Why the Chancellor had a spring in his step: Spring Statement summary
As promised, the traditional Spring Budget has been replaced by a smaller Spring Statement this year. It’s the little brother to the Autumn’s main Budget, which is now the main platform for the Chancellor to announce major new measures, tax and spending changes. Nonetheless, it was with a spring in his step that Philip Hammond delivered his announcement – offering up a few interesting surprises too.
Below, the Keytime team has summed up the Spring Statement highlights, as well as the key points covering tax and business, that you may find useful:
– 3 million more people in work since 2010
– GDP growth forecast increased to 1.5% from 1.4% in 2018
– Employment growth predicted to be 32.7 million by 2022, up by 500,000 from this year
– Inflation is expected to return to 2% over the next 12 months
– Borrowing is forecast to be £45.2 billion this year, which is £4.7 billion lower than forecast
– 31 million working people are paying less tax by the raises in the personal allowance
– Fuel duty has been frozen for the 8th year in a row
– The National living wage will rise to £7.83 from 1st April 2018
– £80 million of funding support will be available for SMEs seeking to recruit an apprentice
– A business rates revaluation has been brought forward by a year to 2021
– £95 million has been allocated towards full-fibre broadband for 13 areas across the UK
– Housing supply to raise to 300,000 per year by the mid-2020s, with at least £44 billion invested
– 60,000 first-time buyers have already benefitted from the Stamp Duty relief announced in last year’s Autumn Budget.

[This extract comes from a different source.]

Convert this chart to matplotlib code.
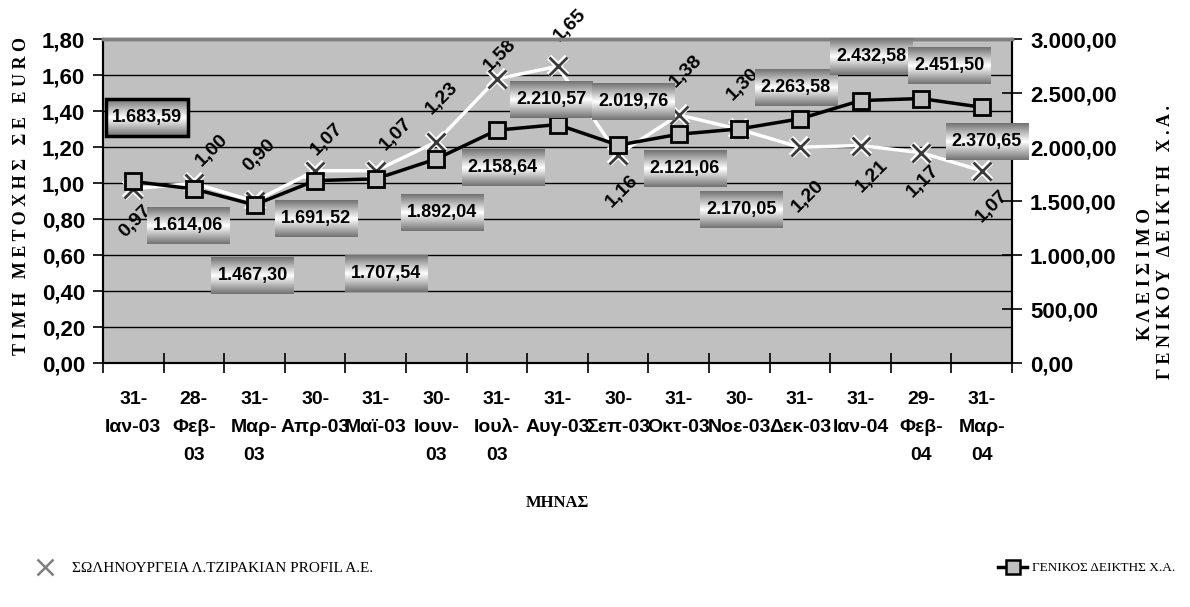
import numpy as np
import matplotlib.pyplot as plt
from matplotlib.lines import Line2D
from matplotlib.patches import Rectangle
from matplotlib.image import BboxImage
from matplotlib.transforms import TransformedBbox, Bbox
from matplotlib.ticker import FuncFormatter

# Δεδομένα
minas = ["31-\nΙαν-03", "28-\nΦεβ-\n03", "31-\nΜαρ-\n03", "30-\nΑπρ-03", "31-\nΜαϊ-03",
         "30-\nΙουν-\n03", "31-\nΙουλ-\n03", "31-\nΑυγ-03", "30-\nΣεπ-03", "31-\nΟκτ-03",
         "30-\nΝοε-03", "31-\nΔεκ-03", "31-\nΙαν-04", "29-\nΦεβ-\n04", "31-\nΜαρ-\n04"]
metoxi = [0.97, 1.00, 0.90, 1.07, 1.07, 1.23, 1.58, 1.65, 1.16, 1.38, 1.30, 1.20, 1.21, 1.17, 1.07]
deiktis = [1683.59, 1614.06, 1467.30, 1691.52, 1707.54, 1892.04, 2158.64, 2210.57,
           2019.76, 2121.06, 2170.05, 2263.58, 2432.58, 2451.50, 2370.65]

# Μετατόπιση ετικετών σε pixel (dx δεξιά, dy κάτω)
off_deiktis = [(14, -64), (-6, 37), (-2, 71), (1, 38), (10, 95), (6, 54), (6, 37), (-6, -25),
               (15, -44), (6, 34), (2, 81), (-4, -31), (11, -44), (28, -33), (5, 34)]
off_metoxi = [(2, 33), (18, -33), (5, -46), (12, -31), (20, -36), (6, -44), (3, -24), (12, -41),
              (4, 37), (7, -44), (4, -45), (8, 49), (11, 31), (2, 29), (10, 36)]

SANS = ['Liberation Sans', 'DejaVu Sans']
SERIF = ['Liberation Serif', 'DejaVu Serif']


def ellhniko(v, dek=2):
    s = f"{v:,.{dek}f}"
    return s.replace(",", "#").replace(".", ",").replace("#", ".")


fig = plt.figure(figsize=(11.9, 6.07), dpi=100)
W, H = 1190, 607
ax = fig.add_axes([103 / W, 1 - 363.3 / H, 909 / W, 324 / H])
ax2 = ax.twinx()

ax.set_facecolor('#c0c0c0')
x = np.arange(len(minas))

# γραμμή μετοχής (λευκή με Χ)
ax.plot(x, metoxi, color='white', lw=2.5, zorder=3)
ax.plot(x, metoxi, ls='none', marker='x', ms=13, mew=4.5, mec='white', zorder=4)
ax.plot(x, metoxi, ls='none', marker='x', ms=13, mew=2, mec='#3a3a3a', zorder=5)

# γραμμή γενικού δείκτη
ax2.plot(x, deiktis, color='black', lw=2.5, marker='s', ms=11, mfc='#c0c0c0',
         mec='black', mew=2, zorder=3)

ax.set_xlim(-0.5, 14.5)
ax.set_ylim(0, 1.8)
ax2.set_ylim(0, 3000)

ax.set_yticks(np.arange(0, 1.81, 0.2))
ax.yaxis.set_major_formatter(FuncFormatter(lambda v, p: ellhniko(v)))
ax2.set_yticks(np.arange(0, 3001, 500))
ax2.yaxis.set_major_formatter(FuncFormatter(lambda v, p: ellhniko(v)))

ax.set_xticks(np.arange(-0.5, 15, 1))
ax.set_xticklabels([])
ax.set_xticks(x, minor=True)
ax.set_xticklabels(minas, minor=True, fontfamily=SANS, fontweight='bold',
                   fontsize=14, linespacing=1.85, va='top')
ax.tick_params(axis='x', which='major', direction='inout', length=14, width=1.2)
ax.tick_params(axis='x', which='minor', length=0, pad=20)
ax.tick_params(axis='y', direction='out', length=7, width=1.2, pad=6)
ax2.tick_params(axis='y', direction='inout', length=14, width=1.2, pad=6)
for lab in ax.get_yticklabels() + ax2.get_yticklabels():
    lab.set_fontfamily(SANS)
    lab.set_fontweight('bold')
    lab.set_fontsize(16)

ax.yaxis.grid(True, color='black', lw=1)
ax.set_axisbelow(True)
for a in (ax, ax2):
    a.spines['top'].set_color('#808080')
    a.spines['top'].set_linewidth(2.5)
    a.spines['left'].set_linewidth(1.5)
    a.spines['bottom'].set_linewidth(1.5)
    a.spines['right'].set_linewidth(1.5)

# ετικέτες τιμών μετοχής
for i, v in enumerate(metoxi):
    dx, dy = off_metoxi[i]
    ax.annotate(ellhniko(v), (x[i], v), xytext=(dx, -dy), textcoords='offset pixels',
                ha='center', va='center', rotation=45, fontfamily=SANS,
                fontweight='bold', fontsize=14, zorder=6)

# ετικέτες γενικού δείκτη
etiketes = []
for i, v in enumerate(deiktis):
    dx, dy = off_deiktis[i]
    t = ax2.annotate(ellhniko(v), (x[i], v), xytext=(dx, -dy), textcoords='offset pixels',
                     ha='center', va='center', fontfamily=SANS, fontweight='bold',
                     fontsize=13, zorder=8)
    etiketes.append(t)

# τίτλοι αξόνων
fig.text(22 / W, 1 - 196 / H, "Τ Ι Μ Η   Μ Ε Τ Ο Χ Η Σ   Σ Ε   E U R O", rotation=90,
         ha='center', va='center', fontfamily=SERIF, fontweight='bold', fontsize=13)
fig.text(1145 / W, 1 - 274 / H, "Κ Λ Ε Ι Σ Ι Μ Ο", rotation=90,
         ha='center', va='center', fontfamily=SERIF, fontweight='bold', fontsize=13.5)
fig.text(1166 / W, 1 - 242 / H, "Γ Ε Ν Ι Κ Ο Υ   Δ Ε Ι Κ Τ Η   Χ . Α .", rotation=90,
         ha='center', va='center', fontfamily=SERIF, fontweight='bold', fontsize=13)
fig.text(557 / W, 1 - 503 / H, "ΜΗΝΑΣ", ha='center', va='center',
         fontfamily=SERIF, fontweight='bold', fontsize=12)

# υπόμνημα
h1 = Line2D([], [], color='white', lw=2, marker='x', ms=11, mew=1.8, mec='#7f7f7f')
h2 = Line2D([], [], color='black', lw=2.5, marker='s', ms=10, mfc='#c0c0c0', mec='black', mew=1.8)
fig.legend([h1], ["ΣΩΛΗΝΟΥΡΓΕΙΑ Λ.ΤΖΙΡΑΚΙΑΝ PROFIL Α.Ε."], loc='center left',
           bbox_to_anchor=(25 / W, 1 - 568 / H), frameon=False, borderpad=0,
           borderaxespad=0, handlelength=2.6, handletextpad=0.5,
           prop={'family': SERIF, 'size': 11})
fig.legend([h2], ["ΓΕΝΙΚΟΣ ΔΕΙΚΤΗΣ Χ.Α."], loc='center left',
           bbox_to_anchor=(998 / W, 1 - 568 / H), frameon=False, borderpad=0,
           borderaxespad=0, handlelength=2.2, handletextpad=0.4,
           prop={'family': SERIF, 'size': 9.5})

# πλαίσια ετικετών με διαβάθμιση γκρι
t_ = np.linspace(0, 1, 64)
g = 1 - 0.55 * np.abs(t_ - 0.5) / 0.5
grad = np.repeat(g[:, None, None], 3, axis=2)
fig.canvas.draw()
r = fig.canvas.get_renderer()
for i, t in enumerate(etiketes):
    bb = t.get_window_extent(r)
    cx, cy = (bb.x0 + bb.x1) / 2, (bb.y0 + bb.y1) / 2
    w, h = bb.width + 12, 37
    box = Bbox.from_extents(cx - w / 2, cy - h / 2, cx + w / 2, cy + h / 2)
    bbf = box.transformed(fig.transFigure.inverted())
    im = BboxImage(TransformedBbox(bbf, fig.transFigure), interpolation='bilinear', zorder=7)
    im.set_data(grad)
    ax2.add_artist(im)
    im.set_clip_on(False)
    if i == 0:
        fig.add_artist(Rectangle((bbf.x0, bbf.y0), bbf.width, bbf.height, fill=False,
                                 ec='black', lw=2.5, transform=fig.transFigure, zorder=5))

fig.savefig('out.png', dpi=100)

The Spring Statement was also a big chance to announce some hot topics that the Government are seeking views on – and the Chancellor seized his chance! He announced several tax consultations and calls for evidence, which hints at what is likely to make an appearance in the Autumn Budget or change in the future:
– A review into the taxation of large digital businesses
– Proposals for a new VAT collection mechanism for online sales
– Call for evidence on how the VAT registration threshold impacts the productivity of SMEs
– Reducing single-use plastic waste through the tax system
– Investigation into encouraging cashless and digital payments, while ensuring cash remains available for those who need it
– Environmentally-focused consultations on non-agricultural red diesel tax relief and vehicle excise duty rates
– Extending the current tax relief to support self-employed people and employees when they fund their own training benefitting both individuals and the wider economy.
So, plenty of interesting snippets in the first Spring Statement, but it is Autumn that will offer the bigger decisions and potential shake-ups – especially for tax and small businesses. The team at Keytime will keep you updated nearer the time, with predictions on what to expect as well as a full round-up of all you need to know.